All the hour’s drive home I sniffled and wept, trying my best to stop. We reached home and the phone call was made. All was well in the scout troop.

And still I wept. I was frightened, more frightened than I’d ever been in my life. I had no idea what caused the tears but I couldn’t stop them. Through the night and the next day the tears continued. I believed I needed tranquilizers or other drugs, but a little thought in the back of my head told me that I would be all right only if I didn’t take any drugs. A therapist friend diagnosed the situation as a crisis and said I would get through it if I didn’t thwart the process with drugs or alcohol.
Sometime during the next day I was moved to ask all my family members to gather because I had something important to tell them. I call that now my Great Confession.

 

The Impetus to Dialogue with our Inner Wisdom

As I look back on my life-changing conversation with my Inner Wisdom, I think my pastor’s words to me were indeed inspired.  He did not say go pray, read Scripture, etc.  Instead, he said, “Listen to the message the pain has for you.”
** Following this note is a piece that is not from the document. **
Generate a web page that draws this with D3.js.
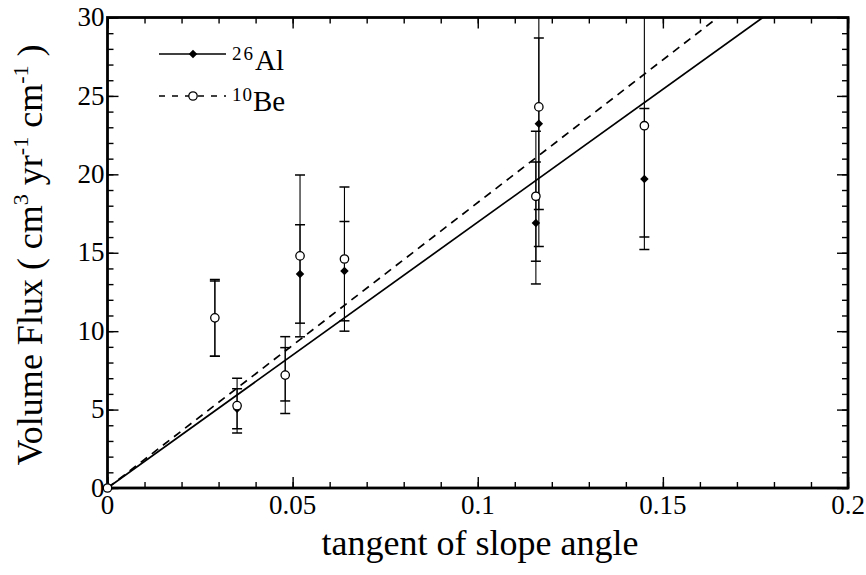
<!DOCTYPE html>
<html>
<head>
<meta charset="utf-8">
<script src="https://cdn.jsdelivr.net/npm/d3@7"></script>
<style>
  body { margin: 0; background: #fff; }
  text { font-family: "Liberation Serif", "Times New Roman", serif; fill: #000; }
</style>
</head>
<body>
<svg id="chart" width="866" height="575"></svg>
<script>
// Sample slopes (tangent of slope angle), first entry is the origin anchor
const slope   = [0, 0.029, 0.035, 0.048, 0.052, 0.064, 0.1157, 0.1165, 0.145];
// 26Al-derived volume flux and its uncertainty (cm^3 yr^-1 cm^-1)
const alFlux  = [0, 10.8, 5.05, 7.25, 13.65, 13.83, 16.9, 23.23, 19.7];
const alErr   = [0, 2.4, 1.28, 1.7, 3.14, 3.17, 3.89, 5.47, 4.5];
// 10Be-derived volume flux and its uncertainty
const beFlux  = [0, 10.85, 5.25, 7.2, 14.8, 14.6, 18.6, 24.3, 23.1];
const beErr   = [0, 2.45, 1.75, 2.45, 5.16, 4.6, 4.14, 8.9, 7.1];
// Slopes of the fits through the origin
const alFitSlope = 169.5;
const beFitSlope = 182;
// Axis ticks
const xMajor = [0, 0.05, 0.1, 0.15, 0.2];
const xTickLabels = ["0", "0.05", "0.1", "0.15", "0.2"];
const yMajor = [0, 5, 10, 15, 20, 25, 30];
const xMinor = d3.range(0, 0.2001, 0.01);
const yMinor = d3.range(0, 30.01, 1);

const svg = d3.select("#chart");
const plotLeft = 107.5, plotRight = 848, plotTop = 17.5, plotBottom = 488;

const x = d3.scaleLinear().domain([0, 0.2]).range([plotLeft, plotRight]);
const y = d3.scaleLinear().domain([0, 30]).range([plotBottom, plotTop]);

svg.append("defs").append("clipPath").attr("id", "plot")
  .append("rect").attr("x", plotLeft).attr("y", plotTop)
  .attr("width", plotRight - plotLeft).attr("height", plotBottom - plotTop);

// Tick marks on all four sides, pointing inward
function ticks(axisFn, scale, values, size, transform) {
  const g = svg.append("g").attr("transform", transform)
    .call(axisFn(scale).tickValues(values).tickSize(size).tickFormat(""));
  g.select(".domain").remove();
  g.selectAll("line").attr("stroke", "#000").attr("stroke-width", 1.4);
  return g;
}
ticks(d3.axisBottom, x, xMinor, -6, `translate(0,${plotBottom})`);
ticks(d3.axisBottom, x, xMajor, -11, `translate(0,${plotBottom})`);
ticks(d3.axisTop, x, xMinor, -6, `translate(0,${plotTop})`);
ticks(d3.axisTop, x, xMajor, -11, `translate(0,${plotTop})`);
ticks(d3.axisLeft, y, yMinor, -6, `translate(${plotLeft},0)`);
ticks(d3.axisLeft, y, yMajor, -11, `translate(${plotLeft},0)`);
ticks(d3.axisRight, y, yMinor, -6, `translate(${plotRight},0)`);
ticks(d3.axisRight, y, yMajor, -11, `translate(${plotRight},0)`);

// Tick labels
svg.append("g").selectAll("text").data(xMajor).join("text")
  .attr("x", d => x(d)).attr("y", 514)
  .attr("text-anchor", "middle").attr("font-size", 27)
  .text((d, i) => xTickLabels[i]);
svg.append("g").selectAll("text").data(yMajor).join("text")
  .attr("x", plotLeft - 3).attr("y", d => y(d)).attr("dy", "0.32em")
  .attr("text-anchor", "end").attr("font-size", 27)
  .text(d => d);

// Frame
svg.append("rect").attr("x", plotLeft).attr("y", plotTop)
  .attr("width", plotRight - plotLeft).attr("height", plotBottom - plotTop)
  .attr("fill", "none").attr("stroke", "#000").attr("stroke-width", 2.8);

const plot = svg.append("g").attr("clip-path", "url(#plot)");

// Fit lines through the origin
const line = d3.line().x(d => x(d[0])).y(d => y(d[1]));
plot.append("path").datum([[0, 0], [0.2, 0.2 * alFitSlope]])
  .attr("d", line).attr("fill", "none").attr("stroke", "#000").attr("stroke-width", 1.7);
plot.append("path").datum([[0, 0], [0.2, 0.2 * beFitSlope]])
  .attr("d", line).attr("fill", "none").attr("stroke", "#000").attr("stroke-width", 1.7)
  .attr("stroke-dasharray", "8,6");

// Error bars
function errorBars(vals, errs) {
  const data = slope.map((s, i) => ({ s, v: vals[i], e: errs[i] })).filter(d => d.e > 0);
  const g = plot.append("g").attr("stroke", "#000").attr("stroke-width", 1.1);
  g.selectAll(".v").data(data).join("line")
    .attr("x1", d => x(d.s)).attr("x2", d => x(d.s))
    .attr("y1", d => y(d.v - d.e)).attr("y2", d => y(d.v + d.e));
  g.selectAll(".lo").data(data).join("line")
    .attr("x1", d => x(d.s) - 5).attr("x2", d => x(d.s) + 5)
    .attr("y1", d => y(d.v - d.e)).attr("y2", d => y(d.v - d.e)).attr("stroke-width", 1.5);
  g.selectAll(".hi").data(data).join("line")
    .attr("x1", d => x(d.s) - 5).attr("x2", d => x(d.s) + 5)
    .attr("y1", d => y(d.v + d.e)).attr("y2", d => y(d.v + d.e)).attr("stroke-width", 1.5);
}
errorBars(alFlux, alErr);
errorBars(beFlux, beErr);

// Markers: filled diamonds (26Al) under open circles (10Be)
const diamond = d3.symbol().type(d3.symbolDiamond2).size(46);
svg.append("g").selectAll("path").data(slope).join("path")
  .attr("d", diamond)
  .attr("transform", (d, i) => `translate(${x(d)},${y(alFlux[i])})`)
  .attr("fill", "#000");
svg.append("g").selectAll("circle").data(slope).join("circle")
  .attr("cx", d => x(d)).attr("cy", (d, i) => y(beFlux[i])).attr("r", 4.2)
  .attr("fill", "#fff").attr("stroke", "#000").attr("stroke-width", 1.3);

// Legend
const lg = svg.append("g");
lg.append("line").attr("x1", 159).attr("x2", 226).attr("y1", 54).attr("y2", 54)
  .attr("stroke", "#000").attr("stroke-width", 1.4);
lg.append("path").attr("d", diamond).attr("transform", "translate(193,54)").attr("fill", "#000");
lg.append("line").attr("x1", 159).attr("x2", 226).attr("y1", 96).attr("y2", 96)
  .attr("stroke", "#000").attr("stroke-width", 1.4).attr("stroke-dasharray", "6,7");
lg.append("circle").attr("cx", 193).attr("cy", 96).attr("r", 4.2)
  .attr("fill", "#fff").attr("stroke", "#000").attr("stroke-width", 1.3);
const t1 = lg.append("text").attr("x", 232).attr("y", 70).attr("font-size", 29);
t1.append("tspan").attr("font-size", 19).attr("letter-spacing", 2).attr("dy", -10).text("26");
t1.append("tspan").attr("dy", 10).text("Al");
const t2 = lg.append("text").attr("x", 232).attr("y", 111).attr("font-size", 29);
t2.append("tspan").attr("font-size", 19).attr("letter-spacing", 1).attr("dy", -10).text("10");
t2.append("tspan").attr("dy", 10).text("Be");

// Axis titles
svg.append("text").attr("x", 480).attr("y", 555).attr("text-anchor", "middle")
  .attr("font-size", 36).text("tangent of slope angle");
const yt = svg.append("text").attr("transform", "translate(42,255) rotate(-90)")
  .attr("text-anchor", "middle").attr("font-size", 36);
yt.append("tspan").text("Volume Flux ( cm");
yt.append("tspan").attr("font-size", 22).attr("dy", -14).text("3");
yt.append("tspan").attr("dy", 14).text(" yr");
yt.append("tspan").attr("font-size", 22).attr("dy", -14).text("-1");
yt.append("tspan").attr("dy", 14).text(" cm");
yt.append("tspan").attr("font-size", 22).attr("dy", -14).text("-1");
yt.append("tspan").attr("dy", 14).text(" )");
</script>
</body>
</html>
The dialogue for any of us is not a courageous act, leap of faith, or surrender.  Our free will is never compromised.  It is simply a conversation–an interview with our Inner Wisdom.  Questions and answers.  Nothing more.

And yet so much more!  What we find is a force for good that wills us so much more than we can imagine.  it can do for us what we cannot do for ourselves.  Yet it will not coerce.  It invites our cooperation–our participation in our own miracle through our permission.

Being so convinced in my dialogue that the force beneath my pain willed me life and not death, I readily gave permission.

“Are you ready?”

“Yes, let the process begin.”

No more questions, no hesitation.  The resolution was so satisfactory that I folded up the piece of paper, put it away, and forgot that the dialogue had taken place.

Some time later the miracle occurred.

 

I Am a Transformed Humpty!

Humpty Dumpty sat on a wall;

Humpty Dumpty had a great fall;

All the king’s horses and all the king’s men

Could not put Humpty Dumpty together again.

Thirty-five years ago I was dying.  One of the two things I vowed not to let happen to me had happened.  Cancer loomed large. I went to my pastor for comfort but received instead a strange directive.  He told me to listen to the message the pain had for me.  What ensued was a conversation between two parts of my personality which resulted in a cooperative venture that saved my life physically and allowed an entirely new personality to emerge.

Part memoir of a miracle and part unique insight into psychological phenomena, Humpty Dumpty Hatched: Transformation for Everyone has indeed something for everyone whose shell is breaking and whose wall is crumbling.  It tells the secret that is intended to be shouted from the rooftops.  No trying harder.  No giving yourself endless affirmations.  No getting busy.

As personal story, Humpty Dumpty Hatched suggests our kinship with the nursery rhyme egg, but unlike Humpty, our need is to break open our shell and allow a new being to emerge. A new being that is cleansed of anger and guilt.  A new being that has expanded space for creativity and authentic joy. A new being that finds itself satisfied in merely being rather than needing to justify its existence by doing.

Meet the person I was for much of my life—driven, controlling, determined to have life work on my terms.  Meet the me after of my shell-breaking, three-day crisis—free, laughing, whole, for all these 30 years.

My repeated question, “Why me? Why has this happened to me?” was, each time I asked it, answered with , “Why not you?  Why not everyone?”  And I realized that my story is intended for everyone.